Simplicial and Conical Decomposition of Positively Spanning Sets

Abstract: We investigate the decomposition of a set $X$, which positively spans the Euclidean space $\mathbb{R}^{d}$ into a set of minimal positive bases, we call simplices, and into maximal sets positively spanning pointed cones, i.e. cones with exactly one apex. For any set $X$, let $\mathcal{S}(X)$ denote the set of simplex subsets of $X$, and let $\ell(X)$ denote the linear hull of $X$. The set $X$ is said to fulfill the factorisation condition if and only if for each subset $Y\subset X$ and each simplex $S\in\mathcal{S}(X)$, $\ell(Y)\cap\ell(S) = \ell(Y\cap S)$. We demonstrate that $X$ is a positive basis if and only if it is the union of most d simplices, and $X$ satisfies the factorization condition.
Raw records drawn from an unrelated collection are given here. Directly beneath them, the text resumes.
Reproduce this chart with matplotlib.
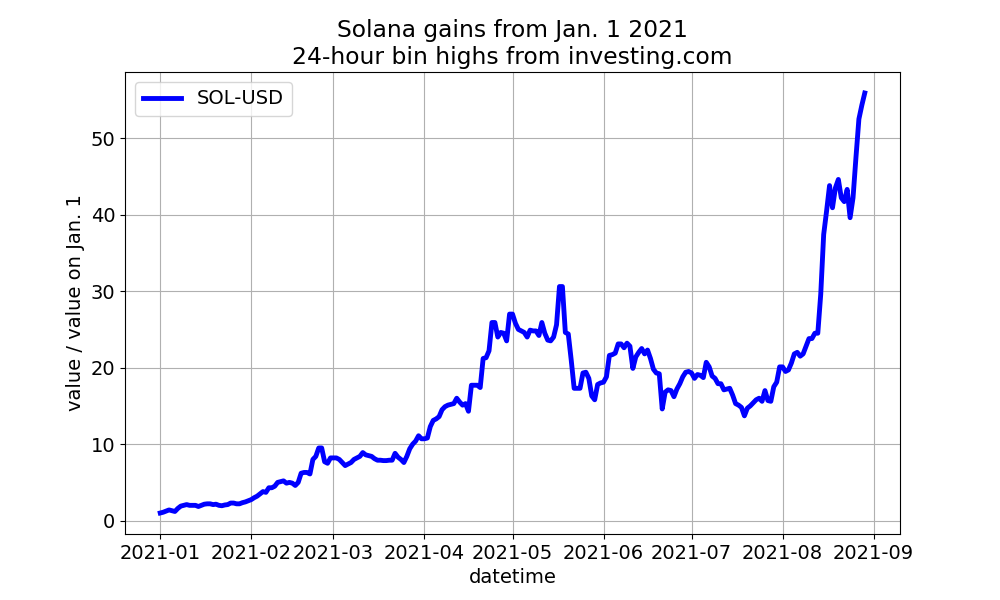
import matplotlib
matplotlib.use('Agg')
import matplotlib.pyplot as plt
import numpy as np
import pandas as pd

# daily highs relative to Jan. 1 value
jan = [1.0, 1.1, 1.25, 1.4, 1.3, 1.2, 1.6, 1.9, 2.0, 2.1, 2.0, 2.0, 2.0, 1.85, 2.0, 2.15,
       2.2, 2.2, 2.1, 2.15, 2.0, 1.95, 2.05, 2.1, 2.3, 2.3, 2.2, 2.2, 2.35, 2.45, 2.6]
feb = [2.75, 3.0, 3.2, 3.5, 3.8, 3.7, 4.3, 4.3, 4.5, 5.0, 5.1, 5.2, 4.9, 5.0, 4.9, 4.6,
       5.0, 6.2, 6.3, 6.3, 6.1, 8.0, 8.4, 9.5, 9.5, 7.7, 7.5, 8.2]
mar = [8.2, 8.2, 8.0, 7.6, 7.2, 7.4, 7.6, 8.0, 8.2, 8.4, 8.9, 8.6, 8.5, 8.4, 8.1, 7.9,
       7.9, 7.85, 7.85, 7.9, 7.9, 8.8, 8.3, 8.0, 7.6, 8.4, 9.4, 10.0, 10.4, 11.1, 10.7]
apr = [10.7, 10.8, 12.3, 13.1, 13.3, 13.6, 14.5, 14.9, 15.1, 15.2, 15.3, 16.0, 15.5, 15.1,
       15.3, 14.3, 17.7, 17.7, 17.7, 17.4, 21.2, 21.3, 22.2, 25.9, 25.9, 24.0, 24.6, 24.5,
       23.5, 27.0]
may = [27.0, 25.8, 25.0, 24.8, 24.6, 24.0, 24.9, 24.8, 24.8, 24.2, 25.9, 24.5, 23.6, 23.5,
       24.0, 25.6, 30.6, 30.6, 24.6, 24.4, 21.0, 17.3, 17.3, 17.3, 19.3, 19.4, 18.6, 16.3,
       15.8, 17.8, 18.0]
jun = [18.1, 18.8, 21.6, 21.7, 21.9, 23.1, 23.1, 22.6, 23.2, 22.8, 19.9, 21.4, 22.0, 22.5,
       21.8, 22.3, 21.2, 19.8, 19.3, 19.2, 14.6, 16.8, 17.1, 17.0, 16.2, 17.2, 17.9, 18.8,
       19.4, 19.5]
jul = [19.3, 18.6, 19.1, 19.0, 18.7, 20.7, 20.1, 18.9, 18.6, 17.9, 17.9, 17.1, 17.2, 17.3,
       16.4, 15.3, 15.1, 14.8, 13.7, 14.7, 15.0, 15.4, 15.8, 16.0, 15.6, 17.0, 15.7, 15.6,
       17.5, 18.1, 20.1]
aug = [20.1, 19.5, 19.7, 20.6, 21.8, 22.0, 21.5, 21.8, 22.8, 23.8, 23.8, 24.5, 24.5, 29.6,
       37.4, 40.5, 43.8, 40.9, 43.5, 44.6, 42.2, 41.7, 43.3, 39.6, 42.2, 47.5, 52.5, 54.3,
       55.9]

values = jan + feb + mar + apr + may + jun + jul + aug
dates = pd.date_range('2021-01-01', periods=len(values), freq='D')

plt.rcParams['font.size'] = 14

fig, ax = plt.subplots(figsize=(10, 6), dpi=100)
ax.plot(dates, values, color='blue', linewidth=3.5, label='SOL-USD')
ax.set_title('Solana gains from Jan. 1 2021\n24-hour bin highs from investing.com')
ax.set_xlabel('datetime')
ax.set_ylabel('value / value on Jan. 1')
ax.grid(True)
ax.legend(loc='upper left')
fig.savefig('out.png', dpi=100)
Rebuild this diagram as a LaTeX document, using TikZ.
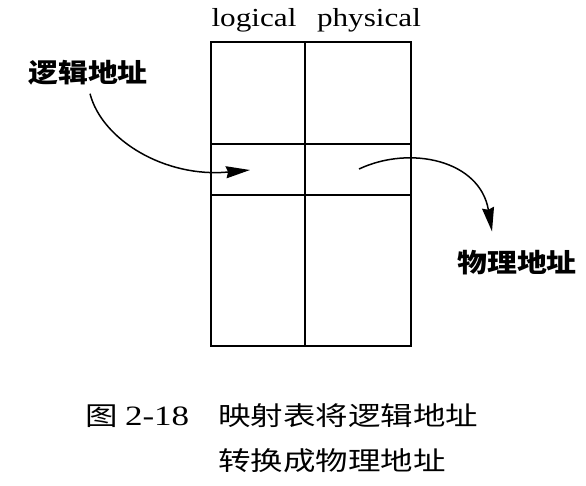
\documentclass[tikz,border=0pt]{standalone}
\usepackage{fontspec}
\setmainfont{Liberation Serif}
\newfontfamily\cjk{Noto Sans CJK SC}
\usetikzlibrary{positioning,arrows.meta}

\begin{document}
\begin{tikzpicture}[x=1pt,y=-1pt,
    txt/.style={inner sep=0pt,xscale=1.2,font=\fontsize{26}{30}\selectfont},
    tag/.style={inner sep=0pt,xscale=1.15,font=\cjk\bfseries\fontsize{26}{30}\selectfont},
    figcap/.style={inner sep=0pt,xscale=1.25,anchor=west,font=\cjk\fontsize{26}{30}\selectfont},
    maparrow/.style={line width=1.5pt,-{Stealth[length=24pt,width=12pt,inset=2pt]}}]
        \useasboundingbox (0,0) rectangle (586,485);
        % mapping table
        \draw[line width=1.8pt] (211,42) rectangle (411,346);
        \foreach \y in {144,195} {
          \draw[line width=1.5pt] (211,\y) -- (411,\y);
        }
        \draw[line width=1.5pt] (305,42) -- (305,346);
        \node[txt,anchor=base] (logical) at (254,26) {logical};
        \node[txt,anchor=base] (physical) at (369,26) {physical};
        % addresses
        \node[tag] (laddr) at (88,73) {逻辑地址};
        \node[tag] (paddr) at (517,263) {物理地址};
        \coordinate (lin) at (250,170);
        \coordinate (pout) at (359,169);
        \draw[maparrow] ([shift={(2,8)}]laddr.south) .. controls (102,140) and (165,178) .. (lin);
        \draw[maparrow] (pout) .. controls (410,145) and (480,160) .. ([shift={(-25,-19)}]paddr.north);
        % caption
        \node[figcap] (fignum) at (85,416) {图 {\rmfamily\fontsize{28}{30}\selectfont 2-18}};
        \node[figcap] (capa) at (218,416) {映射表将逻辑地址};
        \node[figcap] (capb) at (218,461) {转换成物理地址};
      \end{tikzpicture}
\end{document}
In this case, $X$ contains a linear basis $B$ such that each simplex in $\mathcal{S}(X)$ has with $B$, all but one exactly one element in common. We show that for sets positively spanning $\mathbb{R}^{d}$, the set of subbases of $X$ forms a boolean lattice, which can be embedded into the set $2^{\mathcal{S}(X)}$, with isomorphy for positive bases. Our second main result depending on the former is as follows. A finite set $X\subset\mathbb{R}^{d}\setminus{0}$ can be written as the union of at most $2^{d}$ maximal sets spanning pointed cones, which, if $X$ is a positive basis, are tantamount to frames of the cones. The inequality holds sharply if and only if $X$ is a cross, that is, a union of 1-simplices derived from a linear basis of $\mathbb{R}^{d}$. We also show that there can be at the most $2^{d}$ maximal subsets of $X$ spanning pointed cones, when intersections of two of them do not span a set of full dimension.